In his case, those “affairs” include a ranch boasting its own airport, beer pub, fifty-dog kennel, and twelve miles of artificial water features. Pickens purchased the first piece of the ranch—2,900 acres along the south side of the Canadian River in Roberts County—in 1971. Back then the only structure on the property was a livestock feed house that Pickens used to keep warm while quail hunting.

Pickens has made a few improvements over the years. In 1988 he began constructing the Lodge, now a 25,000-square-foot compound with sleeping quarters and meeting spaces. Near the compound are two guest houses, the pub, the chapel, the gun room, the kennel, a tennis court, a skeet/trap range, and a golf course with two fairways and greens.

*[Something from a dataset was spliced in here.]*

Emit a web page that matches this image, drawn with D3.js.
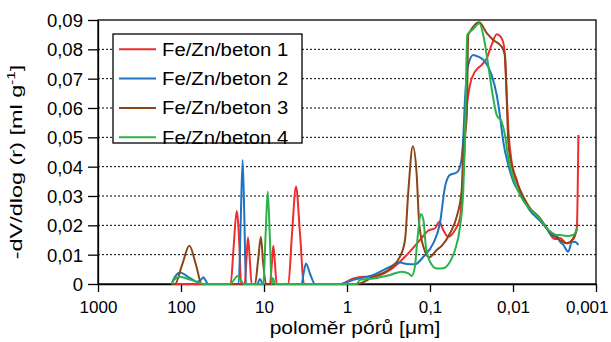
<!DOCTYPE html>
<html>
<head>
<meta charset="utf-8">
<script src="https://cdn.jsdelivr.net/npm/d3@7"></script>
<style>
  body { margin: 0; background: #fff; }
  text { font-family: "Liberation Sans", Arial, sans-serif; fill: #000; }
</style>
</head>
<body>
<div id="chart"></div>
<script>
// tick values and labels (Czech decimal comma)
const xTicks = [1000, 100, 10, 1, 0.1, 0.01, 0.001];
const xTickLabels = ["1000", "100", "10", "1", "0,1", "0,01", "0,001"];
const yTicks = [0, 0.01, 0.02, 0.03, 0.04, 0.05, 0.06, 0.07, 0.08, 0.09];
const yTickLabels = ["0", "0,01", "0,02", "0,03", "0,04", "0,05", "0,06", "0,07", "0,08", "0,09"];

const seriesNames = ["Fe/Zn/beton 1", "Fe/Zn/beton 2", "Fe/Zn/beton 3", "Fe/Zn/beton 4"];
const seriesColors = ["#ee2e2e", "#1f74c2", "#8b4516", "#2bb24c"];

// [pore radius in um, -dV/dlog(r) in ml/g]
const beton1 = [
  [129, 0],
  [25.2, 0], [23.3, 0.012], [21.3, 0.0249], [19.7, 0.012], [18.9, 0],
  [17.1, 0], [16.3, 0.008], [15.6, 0.0159], [14.8, 0.008], [14.1, 0],
  [8.47, 0], [8.07, 0.0065], [7.72, 0.013], [7.36, 0.0065], [7.03, 0],
  [5.09, 0], [4.6, 0.017], [4.11, 0.0332], [3.68, 0.017], [3.3, 0],
  [1.21, 0], [0.839, 0.0019], [0.637, 0.0025], [0.482, 0.0025], [0.303, 0.0048],
  [0.191, 0.0099], [0.132, 0.015], [0.105, 0.0182], [0.0871, 0.019], [0.0772, 0.0212],
  [0.0692, 0.0184], [0.0602, 0.0161], [0.05, 0.0184], [0.0435, 0.0225], [0.0397, 0.038],
  [0.0361, 0.06], [0.033, 0.0678], [0.0287, 0.0724], [0.0238, 0.0747], [0.0207, 0.077],
  [0.0181, 0.0815], [0.0157, 0.0851], [0.0141, 0.0843], [0.0128, 0.0809], [0.0121, 0.069],
  [0.0114, 0.0531], [0.0104, 0.0417], [0.00902, 0.0355], [0.00824, 0.0315], [0.00752, 0.0295],
  [0.00624, 0.0258], [0.00473, 0.0224], [0.00393, 0.019], [0.00327, 0.0156], [0.00298, 0.0153],
  [0.00272, 0.0157], [0.00225, 0.0139], [0.00188, 0.0153], [0.0017, 0.0195], [0.00163, 0.0508]
];
const beton2 = [
  [129, 0], [124.7, 0.0012], [112, 0.0033], [102.8, 0.0039], [90, 0.0032], [80, 0.0022],
  [70, 0.0012], [64.7, 0.0007], [57, 0.0015], [53.8, 0.0023], [50.5, 0.0012], [47.3, 0],
  [20.2, 0], [19.1, 0.021], [18.1, 0.0423], [17.2, 0.021], [16.5, 0],
  [12.1, 0], [11.2, 0.0017], [10.3, 0],
  [3.52, 0], [3.34, 0.0035], [3.12, 0.007], [2.79, 0.0035], [2.43, 0],
  [1.21, 0], [0.839, 0.0014], [0.482, 0.0031], [0.303, 0.0059], [0.23, 0.0073],
  [0.191, 0.0068], [0.152, 0.0067], [0.12, 0.0093], [0.0912, 0.0139], [0.0759, 0.0207],
  [0.0659, 0.0332], [0.0574, 0.0372], [0.0476, 0.038], [0.0435, 0.04], [0.0415, 0.043],
  [0.0397, 0.05], [0.0378, 0.0634], [0.0346, 0.0747], [0.0301, 0.0781], [0.0262, 0.0775],
  [0.0217, 0.0758], [0.0181, 0.0713], [0.0157, 0.0644], [0.0144, 0.0576], [0.0131, 0.0485],
  [0.0114, 0.0406], [0.00991, 0.0349], [0.00824, 0.0309], [0.00624, 0.025], [0.00473, 0.0215],
  [0.00393, 0.019], [0.00327, 0.0162], [0.00298, 0.0165], [0.00272, 0.0144], [0.0025, 0.0135],
  [0.00216, 0.011], [0.00196, 0.0142], [0.00179, 0.0144], [0.00163, 0.0133]
];
const beton3 = [
  [129, 0], [118, 0], [97, 0.0065], [79.4, 0.013], [65.9, 0.0065], [56.4, 0],
  [12.8, 0], [11.8, 0.008], [10.9, 0.0161], [10.3, 0.008], [9.46, 0],
  [0.764, 0], [0.482, 0.0025], [0.303, 0.0053], [0.23, 0.0093], [0.2, 0.015],
  [0.182, 0.032], [0.161, 0.047], [0.145, 0.0377], [0.135, 0.0207], [0.12, 0.0127],
  [0.102, 0.0091], [0.083, 0.0116], [0.0723, 0.013], [0.0574, 0.0173], [0.0476, 0.023],
  [0.0415, 0.032], [0.0397, 0.046], [0.0361, 0.057], [0.0346, 0.0849], [0.033, 0.086],
  [0.0255, 0.0892], [0.0207, 0.0855], [0.0173, 0.0832], [0.0137, 0.0809], [0.0125, 0.078],
  [0.0119, 0.0633], [0.0114, 0.0485], [0.0104, 0.0406], [0.00902, 0.0349], [0.00752, 0.0298],
  [0.00624, 0.0258], [0.00473, 0.0224], [0.00393, 0.019], [0.00327, 0.0167], [0.00272, 0.015],
  [0.00225, 0.0139], [0.00188, 0.0156], [0.00168, 0.019]
];
const beton4 = [
  [129, 0], [124.7, 0.001], [102.8, 0.0025], [80, 0.0016], [64.7, 0.0008], [54, 0],
  [25.7, 0], [23, 0.0014], [21, 0.0027], [19.2, 0.0014], [17.4, 0],
  [10.2, 0], [9.59, 0.016], [9.02, 0.0315], [8.51, 0.016], [8.07, 0], [7.8, 0.002], [7.36, 0],
  [0.77, 0], [0.697, 0.0014], [0.482, 0.0019], [0.303, 0.0031], [0.219, 0.0042],
  [0.182, 0.0036], [0.166, 0.0027], [0.152, 0.0059], [0.142, 0.015], [0.129, 0.0239],
  [0.12, 0.0218], [0.112, 0.0127], [0.1, 0.0076], [0.083, 0.0053], [0.0692, 0.0054],
  [0.0574, 0.0076], [0.05, 0.0116], [0.0435, 0.0195], [0.0397, 0.032], [0.0378, 0.05],
  [0.0356, 0.0849], [0.0301, 0.0869], [0.0255, 0.0889], [0.0228, 0.0849], [0.0199, 0.0747],
  [0.0173, 0.0633], [0.0157, 0.0576], [0.0137, 0.0553], [0.0125, 0.0508], [0.0114, 0.0429],
  [0.00991, 0.036], [0.00824, 0.0303], [0.00624, 0.0255], [0.00473, 0.0222], [0.00393, 0.019],
  [0.00327, 0.0172], [0.00298, 0.0167], [0.00272, 0.0167], [0.00225, 0.0164], [0.00188, 0.0167],
  [0.00168, 0.019]
];
const allSeries = [beton1, beton2, beton3, beton4];

// frame
const WIDTH = 611;
const HEIGHT = 342;
const MARGINS = {left: 98, right: 15, top: 20, bottom: 58};

const svg = d3.select("#chart")
  .append("svg")
    .attr("width", WIDTH)
    .attr("height", HEIGHT);

const xScale = d3.scaleLog()
  .domain([1000, 0.001])
  .range([MARGINS.left, WIDTH - MARGINS.right]);

const yScale = d3.scaleLinear()
  .domain([0, 0.09])
  .range([HEIGHT - MARGINS.bottom, MARGINS.top]);

// dotted gridlines
svg.append("g")
  .selectAll("line")
  .data(yTicks.filter(d => d > 0 && d < 0.09))
  .enter()
  .append("line")
    .attr("x1", xScale(1000))
    .attr("x2", xScale(0.001))
    .attr("y1", d => yScale(d))
    .attr("y2", d => yScale(d))
    .attr("stroke", "#000")
    .attr("stroke-width", 1)
    .attr("stroke-dasharray", "2,2");

// plot border
svg.append("rect")
  .attr("x", xScale(1000))
  .attr("y", yScale(0.09))
  .attr("width", xScale(0.001) - xScale(1000))
  .attr("height", yScale(0) - yScale(0.09))
  .attr("fill", "none")
  .attr("stroke", "#000")
  .attr("stroke-width", 1.3);

// axes
const xAxis = d3.axisBottom(xScale)
  .tickValues(xTicks)
  .tickFormat((d, i) => xTickLabels[i])
  .tickSize(8)
  .tickSizeOuter(0);

const yAxis = d3.axisLeft(yScale)
  .tickValues(yTicks)
  .tickFormat((d, i) => yTickLabels[i])
  .tickSize(10)
  .tickSizeOuter(0);

const gx = svg.append("g")
  .attr("transform", `translate(0, ${yScale(0)})`)
  .call(xAxis);
gx.select(".domain").attr("stroke-width", 1.3);
gx.selectAll(".tick line").attr("stroke-width", 1.3);
gx.selectAll(".tick text")
  .attr("y", 29)
  .attr("dy", 0)
  .style("font-size", "17px");
// last label is pulled inside the picture, as in the original
gx.selectAll(".tick text")
  .filter(d => d === 0.001)
  .attr("text-anchor", "end")
  .attr("x", 12);

const gy = svg.append("g")
  .attr("transform", `translate(${xScale(1000)}, 0)`)
  .call(yAxis);
gy.select(".domain").attr("stroke-width", 1.3);
gy.selectAll(".tick line").attr("stroke-width", 1.3);
gy.selectAll(".tick text")
  .attr("x", -15 / 1.06)
  .attr("dy", "0.37em")
  .attr("transform", "scale(1.06,1)")
  .style("font-size", "17.5px");

// series lines
const line = d3.line()
  .x(d => xScale(d[0]))
  .y(d => yScale(d[1]))
  .curve(d3.curveMonotoneX);

svg.append("g")
  .selectAll("path")
  .data(allSeries)
  .enter()
  .append("path")
    .attr("d", d => line(d))
    .attr("fill", "none")
    .attr("stroke", (d, i) => seriesColors[i])
    .attr("stroke-width", 2)
    .attr("stroke-linejoin", "round");

// legend
const legend = svg.append("g");
legend.append("rect")
  .attr("x", 113)
  .attr("y", 34)
  .attr("width", 189)
  .attr("height", 109)
  .attr("fill", "#fff")
  .attr("stroke", "#000")
  .attr("stroke-width", 1.3);

seriesNames.forEach((name, i) => {
  const ly = 49.3 + i * 29.3;
  legend.append("line")
    .attr("x1", 119).attr("x2", 156)
    .attr("y1", ly).attr("y2", ly)
    .attr("stroke", seriesColors[i])
    .attr("stroke-width", 2);
  legend.append("text")
    .attr("transform", `translate(162, ${ly}) scale(1.16,1)`)
    .attr("dy", "0.36em")
    .style("font-size", "17.5px")
    .text(name);
});

// axis titles
svg.append("text")
  .attr("transform", "translate(355, 334) scale(1.2,1)")
  .attr("text-anchor", "middle")
  .style("font-size", "17.5px")
  .text("poloměr pórů [μm]");

const yTitle = svg.append("text")
  .attr("transform", "translate(22, 162) rotate(-90) scale(1.38,1)")
  .attr("text-anchor", "middle")
  .style("font-size", "17px");
yTitle.append("tspan").text("-dV/dlog (r) [ml g");
yTitle.append("tspan").attr("dy", -7).style("font-size", "11px").text("-1");
yTitle.append("tspan").attr("dy", 7).text("]");
</script>
</body>
</html>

In 2000, Boone began building a San Simeon-esque castle that now stands atop an artificial hill overlooking an artificial lake.

Mesa Vista is being offered to buyers as a “turn-key” purchase, meaning that they’ll get everything on the property minus Pickens’s art collection and his herd of 400 cattle, which are available to be purchased separately. Even the ranch hands are up for grabs: the property’s prospectus informs buyers that “very devoted, generally long-term employees are in place on the ranch, and these employees are interested in staying and continuing on with new ownership.”

Count us as interested—just as soon as we can rustle up a quarter-billion dollars.